Stop me if you've heard this one before. Or don't; if you stop, you won't be reading the rest of this recap.
Cubs starting pitcher begins well, holds the opposition to one run early, and the Cubs stay in the game, eventually tying the score. Right then, Cubs starting pitcher gives up runs, not quite enough to make you think it's over, but then gives up more runs, putting the game essentially out of reach.
I could stop here, right? How many times this year have the Cubs played a game much like the 6-1 loss to the Dodgers Friday night? How many more rhetorical questions can I ask? Don't answer that.
It's really inexplicable. Jeff Samardzija threw a decent game, just not decent enough; he didn't walk anyone, which is a step in the right direction, but gave up eight hits and five runs and had to be lifted in the sixth. Positives: Scott Maine and Alberto Cabrera finished off the sixth with no further scoring. Cabrera struck out the only hitter he faced, Luis Cruz, on four straight sliders; Cabrera, in two brief appearances, looks like he has real potential.
Meanwhile, the Cubs were squandering most of the few scoring chances they had. The photo at the top of this post was chosen because it shows the only run they did score, Darwin Barney scoring on a Luis Valbuena double. Look closely, because we might not see that scene repeated too many times in this series.
It's really inexplicable. (Don't stop me, I know you've read that before, just before the jump in this very post.) The Cubs have the second-worst differential between their home record (27-24) and road record (16-37) -- 13 games. Only the woeful Astros have a bigger differential -- 16½ games. Some other teams with losing records actually have played better on the road this year (Royals, Phillies).

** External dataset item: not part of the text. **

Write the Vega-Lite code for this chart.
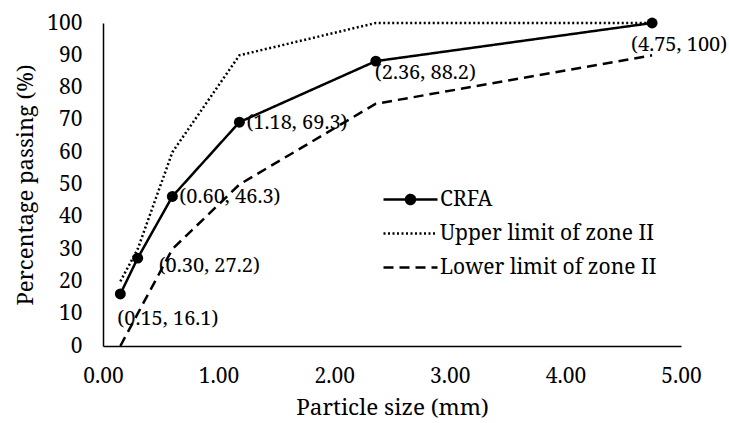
{
  "$schema": "https://vega.github.io/schema/vega-lite/v6.json",
  "width": 578,
  "height": 323,
  "autosize": {"type": "none"},
  "padding": {"left": 103, "top": 23, "right": 48, "bottom": 77},
  "background": "white",
  "config": {
    "view": {"stroke": null},
    "font": "Noto Serif",
    "axis": {"labelFont": "Noto Serif", "titleFont": "Noto Serif", "labelColor": "black", "titleColor": "black", "titleFontWeight": "normal", "domainColor": "black", "grid": false, "ticks": false, "labelFlush": false, "labelOverlap": false}
  },
  "data": {
    "values": [
      {"series": "CRFA", "size": 0.15, "pass": 16.1},
      {"series": "CRFA", "size": 0.30, "pass": 27.2},
      {"series": "CRFA", "size": 0.60, "pass": 46.3},
      {"series": "CRFA", "size": 1.18, "pass": 69.3},
      {"series": "CRFA", "size": 2.36, "pass": 88.2},
      {"series": "CRFA", "size": 4.75, "pass": 100},
      {"series": "Upper limit of zone II", "size": 0.15, "pass": 20},
      {"series": "Upper limit of zone II", "size": 0.30, "pass": 30},
      {"series": "Upper limit of zone II", "size": 0.60, "pass": 60},
      {"series": "Upper limit of zone II", "size": 1.18, "pass": 90},
      {"series": "Upper limit of zone II", "size": 2.36, "pass": 100},
      {"series": "Upper limit of zone II", "size": 4.75, "pass": 100},
      {"series": "Lower limit of zone II", "size": 0.15, "pass": 0},
      {"series": "Lower limit of zone II", "size": 0.30, "pass": 10},
      {"series": "Lower limit of zone II", "size": 0.60, "pass": 30},
      {"series": "Lower limit of zone II", "size": 1.18, "pass": 50},
      {"series": "Lower limit of zone II", "size": 2.36, "pass": 75},
      {"series": "Lower limit of zone II", "size": 4.75, "pass": 90}
    ]
  },
  "encoding": {
    "x": {"field": "size", "type": "quantitative", "scale": {"domain": [0, 5], "nice": false},
      "axis": {"values": [0, 1, 2, 3, 4, 5], "format": ".2f", "labelFontSize": 21, "labelPadding": 19, "titleFontSize": 22.5, "titlePadding": 10, "title": "Particle size (mm)", "domainWidth": 1.5}},
    "y": {"field": "pass", "type": "quantitative", "scale": {"domain": [0, 100], "nice": false},
      "axis": {"values": [0, 10, 20, 30, 40, 50, 60, 70, 80, 90, 100], "labelFontSize": 21, "labelPadding": 21, "titleFontSize": 22, "titlePadding": 9, "title": "Percentage passing (%)", "domainWidth": 1.5}}
  },
  "layer": [
    {
      "mark": {"type": "line", "color": "black", "strokeWidth": 2.5},
      "encoding": {
        "strokeDash": {"field": "series", "type": "nominal",
          "scale": {"domain": ["CRFA", "Upper limit of zone II", "Lower limit of zone II"], "range": [[1, 0], [2, 2.5], [10, 6]]},
          "legend": {"orient": "none", "legendX": 296, "legendY": 165, "title": null,
            "symbolType": "stroke", "symbolSize": 400, "symbolStrokeWidth": 2.5, "symbolStrokeColor": "black",
            "labelFont": "Noto Serif", "labelFontSize": 21, "labelColor": "black", "labelOffset": 18, "rowPadding": 12, "labelLimit": 400,
            "encoding": {"symbols": {
              "shape": {"value": {"expr": "datum.value === 'CRFA' ? 'M-2.7,0H2.7M-0.45,0A0.45,0.45,0,1,1,0.45,0A0.45,0.45,0,1,1,-0.45,0' : 'M-2.7,0H2.7'"}},
              "fill": {"value": {"expr": "datum.value === 'CRFA' ? 'black' : 'transparent'"}},
              "stroke": {"value": "black"},
              "strokeWidth": {"value": 2.5}
            }}}
        }
      }
    },
    {
      "transform": [{"filter": "datum.series === 'CRFA'"}],
      "mark": {"type": "point", "filled": true, "color": "black", "size": 120, "opacity": 1}
    },
    {
      "transform": [{"filter": "datum.series === 'CRFA' && datum.size === 0.15"}, {"calculate": "'(' + format(datum.size, '.2f') + ', ' + datum.pass + ')'", "as": "label"}],
      "mark": {"type": "text", "align": "left", "baseline": "middle", "dx": -3, "dy": 25, "fontSize": 20, "font": "Noto Serif", "color": "black"},
      "encoding": {"text": {"field": "label"}}
    },
    {
      "transform": [{"filter": "datum.series === 'CRFA' && datum.size === 0.3"}, {"calculate": "'(' + format(datum.size, '.2f') + ', ' + datum.pass + ')'", "as": "label"}],
      "mark": {"type": "text", "align": "left", "baseline": "middle", "dx": 21, "dy": 8, "fontSize": 20, "font": "Noto Serif", "color": "black"},
      "encoding": {"text": {"field": "label"}}
    },
    {
      "transform": [{"filter": "datum.series === 'CRFA' && (datum.size === 0.6 || datum.size === 1.18)"}, {"calculate": "'(' + format(datum.size, '.2f') + ', ' + datum.pass + ')'", "as": "label"}],
      "mark": {"type": "text", "align": "left", "baseline": "middle", "dx": 7, "dy": 1, "fontSize": 20, "font": "Noto Serif", "color": "black"},
      "encoding": {"text": {"field": "label"}}
    },
    {
      "transform": [{"filter": "datum.series === 'CRFA' && datum.size === 2.36"}, {"calculate": "'(' + format(datum.size, '.2f') + ', ' + datum.pass + ')'", "as": "label"}],
      "mark": {"type": "text", "align": "left", "baseline": "middle", "dx": -1, "dy": 12, "fontSize": 20, "font": "Noto Serif", "color": "black"},
      "encoding": {"text": {"field": "label"}}
    },
    {
      "transform": [{"filter": "datum.series === 'CRFA' && datum.size === 4.75"}, {"calculate": "'(' + format(datum.size, '.2f') + ', ' + datum.pass + ')'", "as": "label"}],
      "mark": {"type": "text", "align": "center", "baseline": "middle", "dx": 27, "dy": 22, "fontSize": 20, "font": "Noto Serif", "color": "black"},
      "encoding": {"text": {"field": "label"}}
    }
  ]
}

Also, it continues the Cubs' complete failure to win a road game against a team from the NL West this year; they got swept in a four-game series in San Francisco in early June and had a similar fate in a three-game series in Arizona later that month, so this makes them 0-8 against NL West teams in their home parks. I wouldn't expect that to change at least until the team gets to San Diego.
I'm beginning to wonder about Steve Clevenger. Since he came back from the oblique injury he's hitting .184/.212/.246 in 118 plate appearances. That's Koyie Hill-ish production. Oblique injuries are difficult to come back from and can affect a player even after they appear to be healed, so I'll give Clevenger some slack on this. Perhaps it's time to see Welington Castillo start for an extended trial -- maybe a couple of weeks straight -- to see what he can do, despite the known issues with his pitch-framing and game-calling.
The teams will play again Saturday night, an hour earlier (8:10 p.m. CDT); if you're expecting a different result, you're likely going to be disappointed.